On the basis of the census, the Territorial government divided the eastern half of the Territory into four immense counties. This placed the pioneer families of Blodgett’s Settlement in Rock County and made them eligible to vote for a board of commissioners with responsibility for law enforcement and administration of the county.
Thus even before the patent was issued confirming the settlers’ ownership of their land, and before the water-driven sawmill started turning out boards so that proper houses could be built to replace the log cabins, the settlement had three layers of government—county, Territorial, and federal. Within another three years, it had a federally appointed postmaster, and in 1841 a county courthouse was being constructed where prairie flowers and wild plums had grown a few summers before, in a town that now preferred to call itself Beloit rather than Blodgett’s Settlement.

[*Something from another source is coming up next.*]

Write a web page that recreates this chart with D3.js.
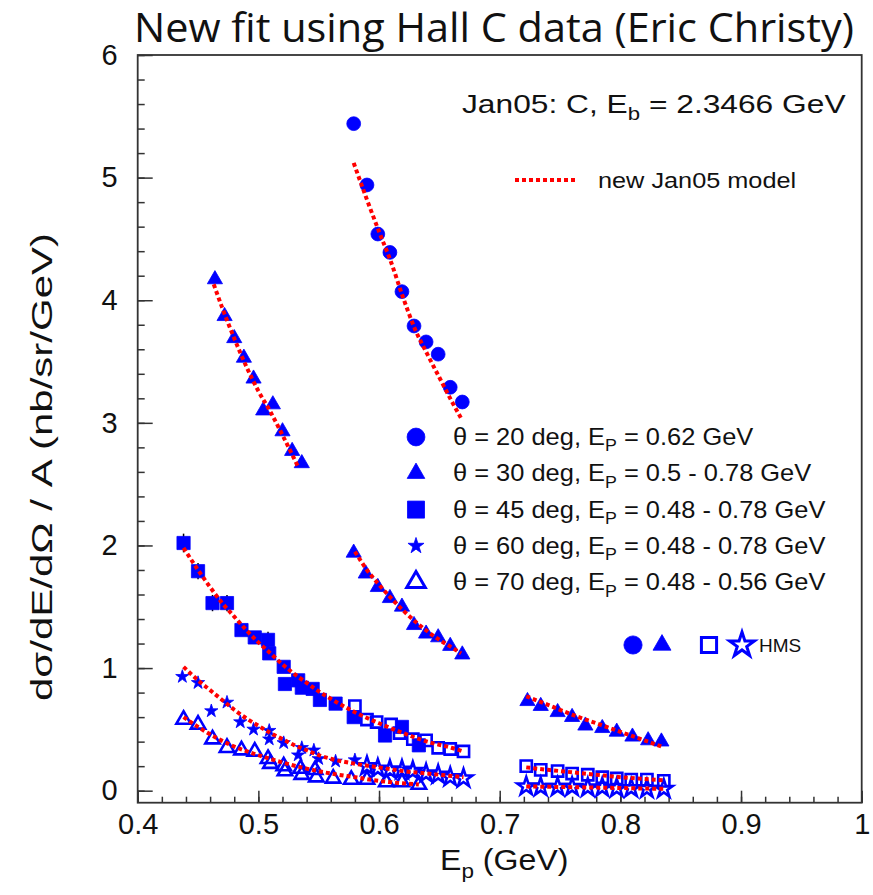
<!DOCTYPE html>
<html>
<head>
<meta charset="utf-8">
<script src="https://cdn.jsdelivr.net/npm/d3@7"></script>
<style>
  body { margin: 0; background: #fff; }
  svg text { font-family: "Liberation Sans", Arial, sans-serif; fill: #111; }
</style>
</head>
<body>
<div id="chart"></div>
<script>
// data (E_p in GeV, cross section in nb/sr/GeV)
var th20E = [0.579, 0.590, 0.599, 0.609, 0.619, 0.629, 0.639, 0.649, 0.659, 0.669]
var th20V = [5.44, 4.94, 4.54, 4.39, 4.07, 3.79, 3.66, 3.56, 3.29, 3.17]

var th30E = [0.464, 0.472, 0.480, 0.488, 0.496, 0.504, 0.512, 0.520, 0.528, 0.536,
             0.579, 0.589, 0.599, 0.609, 0.619, 0.629, 0.639, 0.649, 0.659, 0.669,
             0.723, 0.734, 0.748, 0.760, 0.771, 0.785, 0.797, 0.810, 0.823, 0.834]
var th30V = [4.17, 3.87, 3.69, 3.53, 3.36, 3.10, 3.15, 2.93, 2.77, 2.67,
             1.94, 1.77, 1.66, 1.57, 1.50, 1.35, 1.28, 1.25, 1.18, 1.11,
             0.73, 0.69, 0.64, 0.60, 0.53, 0.51, 0.48, 0.44, 0.41, 0.40]

var th45E = [0.438, 0.450, 0.462, 0.474, 0.486, 0.497, 0.508, 0.509, 0.521, 0.522,
             0.533, 0.536, 0.545, 0.551, 0.564, 0.579, 0.605, 0.619, 0.633]
var th45V = [2.02, 1.79, 1.53, 1.53, 1.31, 1.25, 1.23, 1.12, 1.01, 0.87,
             0.90, 0.84, 0.83, 0.74, 0.71, 0.60, 0.45, 0.52, 0.37]
var th45Err = [0.06, 0.05, 0.05, 0.05, 0.03, 0.03, 0.05, 0.03, 0.03, 0.02,
               0.02, 0.02, 0.02, 0.02, 0.02, 0.02, 0.02, 0.02, 0.02]
var hms45E = [0.580, 0.590, 0.598, 0.610, 0.617, 0.628, 0.639, 0.649, 0.659, 0.670,
              0.722, 0.734, 0.748, 0.760, 0.773, 0.785, 0.797, 0.809, 0.822, 0.836]
var hms45V = [0.69, 0.58, 0.56, 0.54, 0.47, 0.42, 0.41, 0.35, 0.34, 0.32,
              0.20, 0.17, 0.16, 0.14, 0.13, 0.11, 0.10, 0.09, 0.09, 0.08]

var th60E = [0.437, 0.450, 0.461, 0.474, 0.485, 0.496, 0.509, 0.509, 0.521, 0.536,
             0.533, 0.546, 0.550, 0.564, 0.580]
var th60V = [0.93, 0.88, 0.65, 0.72, 0.56, 0.50, 0.49, 0.42, 0.39, 0.35,
             0.29, 0.33, 0.26, 0.24, 0.25]
var hms60E = [0.590, 0.599, 0.609, 0.619, 0.628, 0.639, 0.649, 0.659, 0.670,
              0.722, 0.734, 0.748, 0.760, 0.773, 0.785, 0.797, 0.809, 0.822, 0.836]
var hms60V = [0.20, 0.18, 0.17, 0.17, 0.16, 0.14, 0.13, 0.11, 0.10,
              0.035, 0.03, 0.03, 0.03, 0.025, 0.025, 0.02, 0.02, 0.015, 0.015]

var th70E = [0.438, 0.450, 0.462, 0.474, 0.486, 0.497, 0.508, 0.510, 0.521, 0.522,
             0.535, 0.536, 0.547, 0.548, 0.562, 0.577, 0.590, 0.606, 0.619, 0.633]
var th70V = [0.58, 0.54, 0.42, 0.35, 0.33, 0.32, 0.26, 0.22, 0.20, 0.16,
             0.18, 0.13, 0.17, 0.11, 0.10, 0.09, 0.09, 0.07, 0.07, 0.05]

// model curves (new Jan05 model)
var m20E = [0.579, 0.59, 0.60, 0.61, 0.62, 0.63, 0.64, 0.65, 0.66, 0.669]
var m20V = [5.12, 4.82, 4.56, 4.31, 4.02, 3.76, 3.56, 3.37, 3.18, 3.02]
var m30aE = [0.463, 0.47, 0.48, 0.49, 0.50, 0.51, 0.52, 0.533]
var m30aV = [4.13, 3.94, 3.69, 3.46, 3.26, 3.09, 2.90, 2.64]
var m30bE = [0.58, 0.59, 0.60, 0.61, 0.62, 0.63, 0.64, 0.65, 0.66, 0.668]
var m30bV = [1.95, 1.80, 1.68, 1.57, 1.47, 1.38, 1.30, 1.23, 1.17, 1.12]
var m30cE = [0.722, 0.74, 0.76, 0.78, 0.80, 0.82, 0.834]
var m30cV = [0.77, 0.70, 0.62, 0.55, 0.48, 0.41, 0.36]
var m45aE = [0.438, 0.45, 0.46, 0.47, 0.48, 0.49, 0.50, 0.51, 0.52, 0.53, 0.54, 0.55, 0.56, 0.58, 0.60, 0.62, 0.64, 0.66, 0.67]
var m45aV = [1.98, 1.80, 1.66, 1.53, 1.42, 1.31, 1.21, 1.12, 1.03, 0.95, 0.88, 0.81, 0.75, 0.64, 0.55, 0.47, 0.40, 0.35, 0.32]
var m45bE = [0.722, 0.74, 0.76, 0.78, 0.80, 0.82, 0.836]
var m45bV = [0.19, 0.17, 0.15, 0.13, 0.11, 0.095, 0.085]
var m60aE = [0.438, 0.45, 0.46, 0.47, 0.48, 0.49, 0.50, 0.51, 0.52, 0.53, 0.54, 0.55, 0.56, 0.58, 0.60, 0.62, 0.64, 0.67]
var m60aV = [1.01, 0.90, 0.82, 0.74, 0.66, 0.59, 0.53, 0.47, 0.42, 0.37, 0.33, 0.29, 0.26, 0.22, 0.19, 0.16, 0.14, 0.11]
var m60bE = [0.722, 0.78, 0.836]
var m60bV = [0.035, 0.025, 0.015]
var m70E = [0.438, 0.45, 0.46, 0.48, 0.50, 0.52, 0.54, 0.56, 0.58, 0.60, 0.633]
var m70V = [0.60, 0.52, 0.46, 0.36, 0.29, 0.23, 0.18, 0.14, 0.11, 0.08, 0.05]

var xTickLabels = ["0.4", "0.5", "0.6", "0.7", "0.8", "0.9", "1"]
var yTickLabels = ["0", "1", "2", "3", "4", "5", "6"]
var legendLabels = ["20", "30", "45", "60", "70"]
var legendRanges = ["0.62", "0.5 - 0.78", "0.48 - 0.78", "0.48 - 0.78", "0.48 - 0.56"]

var width = 873,
    height = 895

var blue = "#0000ff",
    red = "#ff0000"

var svg = d3.select("#chart")
  .append("svg")
    .attr("width", width)
    .attr("height", height)

var x = d3.scaleLinear().domain([0.4, 1]).range([137.7, 861.7])
var y = d3.scaleLinear().domain([-0.098, 6]).range([802.7, 55])

function zip(es, vs) {
  return es.map(function(e, i) { return {e: e, v: vs[i]} })
}

// text with a subscript; the source picture is a bit stretched sideways
function subText(tx, ty, sx, size, a, sub, b) {
  var t = svg.append("text")
    .attr("transform", "translate(" + tx + "," + ty + ") scale(" + sx + ",1)")
    .style("font-size", size + "px")
  t.append("tspan").text(a)
  t.append("tspan").attr("dy", size * 0.27).style("font-size", (size * 0.7) + "px").text(sub)
  t.append("tspan").attr("dy", -size * 0.27).text(b)
  return t
}

// title
svg.append("text")
  .attr("x", 134).attr("y", 42)
  .attr("textLength", 720).attr("lengthAdjust", "spacingAndGlyphs")
  .style("font-family", "'Open Sans', sans-serif")
  .style("font-size", "40px")
  .text("New fit using Hall C data (Eric Christy)")

// axes: inward ticks, ROOT style
var xMinor = d3.range(0.4, 1.0001, 0.02)
var xMajor = d3.range(0, 7).map(function(i) { return 0.4 + i * 0.1 })
var yMinor = d3.range(0, 6.0001, 0.2)
var yMajor = d3.range(0, 7)

var gx = svg.append("g").attr("transform", "translate(0,802.7)")
gx.call(d3.axisBottom(x).tickValues(xMinor).tickSize(-6).tickFormat(""))
gx.append("g").call(d3.axisBottom(x).tickValues(xMajor).tickSize(-12).tickPadding(11)
  .tickFormat(function(d, i) { return xTickLabels[i] }))
gx.selectAll(".domain").remove()
gx.selectAll("line").attr("stroke", "#333").attr("stroke-width", 1.5)
gx.selectAll("text").style("font-size", "29px").attr("fill", "#111")
  .style("font-family", "'Liberation Sans', Arial, sans-serif")

var gy = svg.append("g").attr("transform", "translate(137.7,0)")
gy.call(d3.axisLeft(y).tickValues(yMinor).tickSize(-7).tickFormat(""))
gy.append("g").call(d3.axisLeft(y).tickValues(yMajor).tickSize(-15).tickPadding(20)
  .tickFormat(function(d, i) { return yTickLabels[i] }))
gy.selectAll(".domain").remove()
gy.selectAll("line").attr("stroke", "#333").attr("stroke-width", 1.5)
gy.selectAll("text").style("font-size", "29px").attr("fill", "#111")
  .style("font-family", "'Liberation Sans', Arial, sans-serif")

svg.append("rect")
  .attr("x", x(0.4)).attr("y", y(6))
  .attr("width", x(1) - x(0.4)).attr("height", y(-0.098) - y(6))
  .attr("fill", "none").attr("stroke", "#333").attr("stroke-width", 1.8)

// axis titles
svg.append("text")
  .attr("transform", "translate(52,467) rotate(-90)")
  .attr("text-anchor", "middle")
  .attr("textLength", 468).attr("lengthAdjust", "spacingAndGlyphs")
  .style("font-size", "30px")
  .text("d\u03c3/dE/d\u03a9 / A (nb/sr/GeV)")

subText(440, 870, 1.07, 30, "E", "p", " (GeV)")

// symbols
var sym = {
  circle: d3.symbol().type(d3.symbolCircle),
  triangle: d3.symbol().type(d3.symbolTriangle),
  square: d3.symbol().type(d3.symbolSquare),
  star: d3.symbol().type(d3.symbolStar)
}

function drawPoints(data, type, size, filled) {
  svg.append("g").selectAll("path")
    .data(data)
    .enter()
    .append("path")
      .attr("transform", function(d) { return "translate(" + x(d.e) + "," + y(d.v) + ")" })
      .attr("d", sym[type].size(size)())
      .attr("fill", filled ? blue : "none")
      .attr("stroke", blue)
      .attr("stroke-width", filled ? 0.8 : 2.6)
      .attr("stroke-linejoin", "miter")
}

// error bars on the 45 deg points
svg.append("g").selectAll("line")
  .data(th45E.map(function(e, i) { return {e: e, v: th45V[i], err: th45Err[i]} }))
  .enter()
  .append("line")
    .attr("x1", function(d) { return x(d.e) }).attr("x2", function(d) { return x(d.e) })
    .attr("y1", function(d) { return y(d.v + d.err) - 2 }).attr("y2", function(d) { return y(d.v - d.err) + 2 })
    .attr("stroke", "#000").attr("stroke-width", 1.5)

drawPoints(zip(th70E, th70V), "triangle", 90, false)
drawPoints(zip(hms60E, hms60V), "star", 100, false)
drawPoints(zip(th60E, th60V), "star", 55, true)
drawPoints(zip(hms45E, hms45V), "square", 125, false)
drawPoints(zip(th45E, th45V), "square", 175, true)
drawPoints(zip(th30E, th30V), "triangle", 100, true)
drawPoints(zip(th20E, th20V), "circle", 150, true)

// model curves on top
var line = d3.line()
  .x(function(d) { return x(d.e) })
  .y(function(d) { return y(d.v) })
  .curve(d3.curveMonotoneX)

var models = [
  zip(m20E, m20V), zip(m30aE, m30aV), zip(m30bE, m30bV), zip(m30cE, m30cV),
  zip(m45aE, m45aV), zip(m45bE, m45bV), zip(m60aE, m60aV), zip(m60bE, m60bV),
  zip(m70E, m70V)
]
svg.append("g").selectAll("path")
  .data(models)
  .enter()
  .append("path")
    .attr("d", line)
    .attr("fill", "none")
    .attr("stroke", red)
    .attr("stroke-width", 4)
    .attr("stroke-dasharray", "4,3")

// annotations
subText(462, 113, 1.22, 26, "Jan05: C, E", "b", " = 2.3466 GeV")

svg.append("line")
  .attr("x1", 515).attr("x2", 576).attr("y1", 180).attr("y2", 180)
  .attr("stroke", red).attr("stroke-width", 4).attr("stroke-dasharray", "4,3")
svg.append("text")
  .attr("transform", "translate(598,188) scale(1.15,1)")
  .style("font-size", "22px")
  .text("new Jan05 model")

// legend
var legTypes = [["circle", 250, true], ["triangle", 135, true], ["square", 290, true],
                ["star", 80, true], ["triangle", 150, false]]
legendLabels.forEach(function(lab, i) {
  var cy = 437 + i * 36.3
  var t = legTypes[i]
  svg.append("path")
    .attr("transform", "translate(416," + cy + ")")
    .attr("d", sym[t[0]].size(t[1])())
    .attr("fill", t[2] ? blue : "none")
    .attr("stroke", blue)
    .attr("stroke-width", t[2] ? 0.8 : 3)
  subText(453, cy + 8, 1.06, 24, "\u03b8 = " + lab + " deg, E", "P", " = " + legendRanges[i] + " GeV")
})

// HMS row
var hmsRow = [["circle", 260, true, 633], ["triangle", 140, true, 662],
              ["square", 230, false, 709], ["star", 190, false, 742]]
hmsRow.forEach(function(h) {
  svg.append("path")
    .attr("transform", "translate(" + h[3] + ",645)")
    .attr("d", sym[h[0]].size(h[1])())
    .attr("fill", h[2] ? blue : "none")
    .attr("stroke", blue)
    .attr("stroke-width", h[2] ? 0.8 : 3)
})
svg.append("text")
  .attr("x", 759).attr("y", 652)
  .style("font-size", "19px")
  .text("HMS")
</script>
</body>
</html>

As Woodrow Wilson pointed out, there was nothing organic in the creation of a state like Wisconsin. In 1837 the Committee on Territories sliced away Wisconsin’s Upper Peninsula, which divided Lake Superior from Lake Michigan, and gave it to Michigan, when it became a state, as compensation for the 468 square miles around Toledo that it had lost to Ohio through a mapping error. The committee also chopped off the territory west of the Mississippi—the future Iowa and Minnesota—because the river had been accepted as a boundary ever since Jefferson had made it the western edge of the imagined states of Michigania and Assenisipia in 1784.